On August 17, U.S. District Court Judge Mark H. Cohen, an Obama appointee in Georgia, directed attorneys for Georgia to respond by August 23 in De La Fuente v Kemp, n.d., 1:16cv-2937. The issue is the constitutionality of the law that requires petitioning groups for president to file their presidential elector candidates with the state several weeks before the petition itself is due. Georgia does not print the names of presidential elector candidates on the ballot. Presidential petitions contain the names of the presidential elector candidates, so De La Fuente argues that there is no state interest in requiring him to have submitted the names before the petition itself was due. A somewhat similar law in Arizona was overcome by the Green Party earlier this year.
On August 18, U.S. District Court Judge Sue E. Myerscough, an Obama appointee in Illinois, expedited the lawsuit Gill v Scholz, c.d., 3:16cv-3221. The state’s brief is due August 22, and a hearing is set for August 24 at 1:30 p.m. in Springfield.
The issue is the Illinois 5% petition requirement for independent candidates for U.S. House. The plaintiff, David Gill, an independent candidate in the 13th district, submitted over 11,000 signatures. He needed 10,754, but he was challenged and it was determined that only 8,593 signatures are valid. He is charging that the 5% petition for U.S. House is so restrictive in practice that it is extremely rare for any candidate for U.S. House to ever get that many valid signatures.

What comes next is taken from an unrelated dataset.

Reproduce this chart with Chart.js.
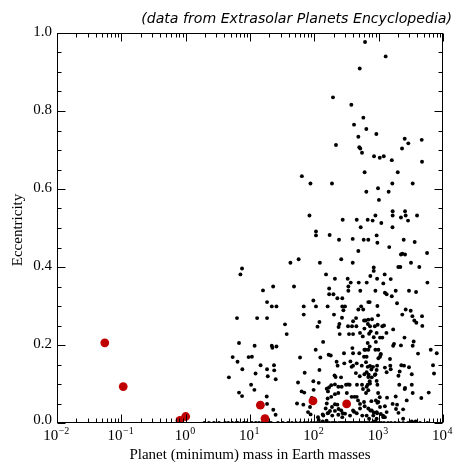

Only four states require an independent for U.S. House to submit as many as 10,000 signatures. They are Illinois, North Carolina, South Carolina, and Georgia. No one has ever complied with the Georgia requirement or the South Carolina requirement since those states have required as many as 10,000 signatures. No one has ever complied with the North Carolina requirement either, except in 2010 when a petition for Wendell Fant was submitted. The petition effort had been organized by the Service Employees International Union, which employed an army of petitioners to get the job done, although once the petition had been approved, Fant refused to run, so his name did not appear on the ballot.
Hasn’t this been challenged before and upheld?
How many phone calls from the HACK judges to the White House and Donkey HQ in DC on what to write in the various cases —
i.e. will such and such HELP or HURT Clinton — in the DIVIDE and CONQUER election WARS in the various States ???
In 1971 the U.S. Supreme Court upheld Georgia’s petition requirements for independent candidates and the nominees of unqualified parties. That requirement was a petition of 5% of the number of registered voters. That case was Jenness v Fortson. The Court was persuaded that such petitions couldn’t be that difficult, because the evidence was that a statewide petition had succeeded in Georgia in both 1966 (the Republican nominee for Governor) and 1968 (George Wallace’s American Party petition). Since then the Court has come to realize it may have made a mistake, so it has been saying ever since 1974 that there is no “litmus test” to decide if a petition requirement is too severe or not. Lower courts are supposed to analyze how many petitions have succeeded, and if few do, then the law is probably unconstitutional.
One HUGE difference between Jenness and Gill’s case: the Georgia law allowed petitioners 180 days to collect the signatures, while Illinois law limits petitioners to half that, a mere 90 days. At the rate per day Gill collected “valid signatures”, he would have had enough in another 23 days, and he would have been way over the top with an additional 90 days!